In 2022, the Craft Maltsters Guild hosted its Advanced Class in Craft Malt Production course at the Southern Illinois University (SIU) Fermentation Science Institute in Carbondale, where participants got hands-on experience with SIU’s pilot malting system.
This malting facility makes SIU’s fermentation science studies a one-of-a-kind pedagogy. As of this year, the program is undertaking small-scale commercial malting, making the program even more of a unique opportunity for the malt curious.
Like all malting endeavors, the SIU team started by examining local agriculture. Matt McCarroll, Professor of Chemistry and Director of the Fermentation Science Institute, says that most farmers in Illinois haven’t thought much about barley for the last 40+ years because of the shift to corn and soybeans for animal feed and biofuels. During the process of putting together a proposal for a USDA grant to fund a new malting facility, though; he discovered that barley growing was prevalent in Illinois in the 1950s and 60s. “Illinois had more than 100,000 acres of barley,” he says. “If you look right now, Illinois-gown barley is basically not reported by USDA statistics because it’s such a small amount.”
McCarroll and his colleagues are out to change that. “If you want to get malting going in a new area, you have to have farmers willing to grow it,” he says. These farmers have to have some guarantees that maltsters will purchase volume, he continues, and then you also have to find brewers willing to purchase volume from maltsters. “So you have to have all three parties working together to proceed. So a lot of what we did for this grant was to simply demonstrate that it is possible, and that it can be done in our area.”
Flash forward to 2023. The SIU malting facility is up and running, and serving as a training facility for students before they enter the workforce. McCarroll and team are growing winter 2-row barley Calypso and Violetta test plots in collaboration with the university farm, on which they harvested about 4,000 pounds of barley in the last season. They’re also working with Riggs Beer Company in Champaign-Urbana, who brew with locally malted barley grown on their family farm.
Through the strengthening of local connections and trust-building along the supply chain, McCarroll and his team are commercially malting small batches of malt for the brewing industry. One such batch just came to fruition in a batch of Hi Wire Brewing beer crafted in collaboration with Peter Batinski, who majored in Agriculture Systems at SIU before there was a fermentation science program. “We had been talking about doing a collaboration for years and using the malt I produced as a demonstration during the Guild’s advanced malt class seemed like an opportunity,” says McCarroll.

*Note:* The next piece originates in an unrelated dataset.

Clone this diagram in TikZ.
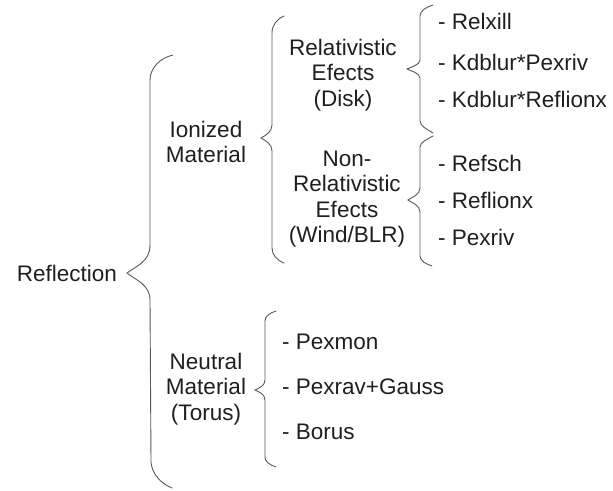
\documentclass[tikz,border=0pt]{standalone}
\usepackage{fontspec}
\setmainfont{Liberation Sans}
\begin{document}
\begin{tikzpicture}[x=1pt,y=-1pt,
  lbl/.style={inner sep=0pt,align=center,text=black!88,font=\fontsize{22.5}{25.5}\selectfont},
  leaf/.style={inner sep=0pt,anchor=west,text=black!88,font=\fontsize{22.5}{25}\selectfont},
  brace/.style={draw=black!65,line width=0.9pt,line cap=round}]
\useasboundingbox (0,0) rectangle (613,490);
% category labels
\node[lbl] (refl) at (67,273) {Reflection};
\node[lbl] (ion) at (206,142) {Ionized\\Material};
\node[lbl] (neu) at (206,389) {Neutral\\Material\\(Torus)};
\node[lbl] (disk) at (343,75) {Relativistic\\Efects\\(Disk)};
\node[lbl] (nrel) at (347,199) {Non-\\Relativistic\\Efects\\(Wind/BLR)};
% leaves
\node[leaf] (l1) at (438,21) {- Relxill};
\node[leaf] (l2) at (438,62) {- Kdblur*Pexriv};
\node[leaf] (l3) at (438,99) {- Kdblur*Reflionx};
\node[leaf] (l4) at (438,163) {- Refsch};
\node[leaf] (l5) at (438,200) {- Reflionx};
\node[leaf] (l6) at (438,237) {- Pexriv};
\node[leaf] (l7) at (282,342) {- Pexmon};
\node[leaf] (l8) at (282,387) {- Pexrav+Gauss};
\node[leaf] (l9) at (282,432) {- Borus};
% braces
% Reflection
\draw[brace] (173,55) .. controls (160,58) and (150,68) .. (150,80) -- (150,245)
  .. controls (150,262) and (136,266) .. (127,273)
  .. controls (136,280) and (150,285) .. (150,300) -- (151,462)
  .. controls (152,475) and (162,484) .. (172,488);
% Ionized
\draw[brace] (284,16) .. controls (277,19) and (272,25) .. (272,33) -- (272,125)
  .. controls (272,132) and (266,135) .. (261,138)
  .. controls (266,141) and (272,144) .. (272,151) -- (272,248)
  .. controls (272,255) and (277,260) .. (284,263);
% Disk
\draw[brace] (433,5) .. controls (426,7) and (420,11) .. (420,16) -- (420,60)
  .. controls (420,65) and (411,67) .. (407,69)
  .. controls (411,71) and (420,73) .. (420,78) -- (420,121)
  .. controls (420,126) and (428,130) .. (433,133);
% Non-relativistic
\draw[brace] (433,136) .. controls (428,139) and (420,142) .. (420,147) -- (420,188)
  .. controls (420,195) and (412,197) .. (408,200)
  .. controls (412,203) and (420,205) .. (420,212) -- (420,256)
  .. controls (420,261) and (426,264) .. (432,266);
% Neutral
\draw[brace] (276,311) .. controls (270,313) and (265,316) .. (265,321) -- (265,380)
  .. controls (265,386) and (259,388) .. (255,390)
  .. controls (259,392) and (265,394) .. (265,400) -- (265,457)
  .. controls (265,462) and (270,465) .. (276,467);
\end{tikzpicture}
\end{document}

Batinkski succeeded, and over the holidays McCarroll drove close to 500 pounds of Pale Ale malt to Asheville, where it went into the Saluki Pale Ale, named after SIU’s mascot, at the company’s South Slope location. According to Hi Wire, this classic American Pale is bursting with big citrus, orange blossom, and orange creamsicle flavors and aroma. “We wanted to really showcase the malt, so we did a simple recipe with our malt as 100 percent of the grain bill and some late edition Triumph hops for aroma,” says McCarroll. “It was a great collaboration and it was really nice to see our malt on tap across the Southeast.”
In addition to this Pale Ale malt that went into the Saluki Pale, McCarroll’s team has also produced Pilsner malt and hopes to explore kilning regimens to make Vienna and Munich styles soon. They’ll be able to analyze these malts in the formal sensory laboratory currently in development that will have ten cubicles for sensory studies. “The sensory laboratory is a component of a major expansion of facilities as part of the Illinois Food, Entrepreneurship, Research, and Manufacturing (iFERM) Hub.” “We also have pending grants and a spot reserved for an MRI instrument so we can look at functional brain imaging to see the different parts of the brain that light up in response to flavor and aroma.”
Also on the horizon for SIU’s Fermentation Science program is a partnership with Chicago’s Ravinia Brewing to build a full production facility on campus. In addition, Ravinia is helping to establish a 4 BBL student-run brewery that will put products to market and bring back revenue to students and the program. These vertically integrated pilot facilities aim to “eliminate the mystery” of producing beer, McCarroll explains, so they can understand the nuances involved in growing and manipulating crops into ingredients, managing yeast, and ultimately— brewing the best beer possible.
It’s worth noting that SIU’s fermentation science program expands beyond brewing to distilling, winemaking, food manufacturing, biomanufacturing, and biotechnology– to name a few. This broad coverage of fermentation coupled with the university’s specific emphasis on hands-on malting with extension all the way to end products, i.e. beer and spirits, in the marketplace is exciting for students seeking a well-rounded education with opportunities to specialize, too.
“We go not only field to bench, but also field to consumer. Students are not only just reading about or hearing about this great industry; they’re able to actually experience it– and within a four-year period, gain more knowledge than what I’ve been able to learn in more than a decade.”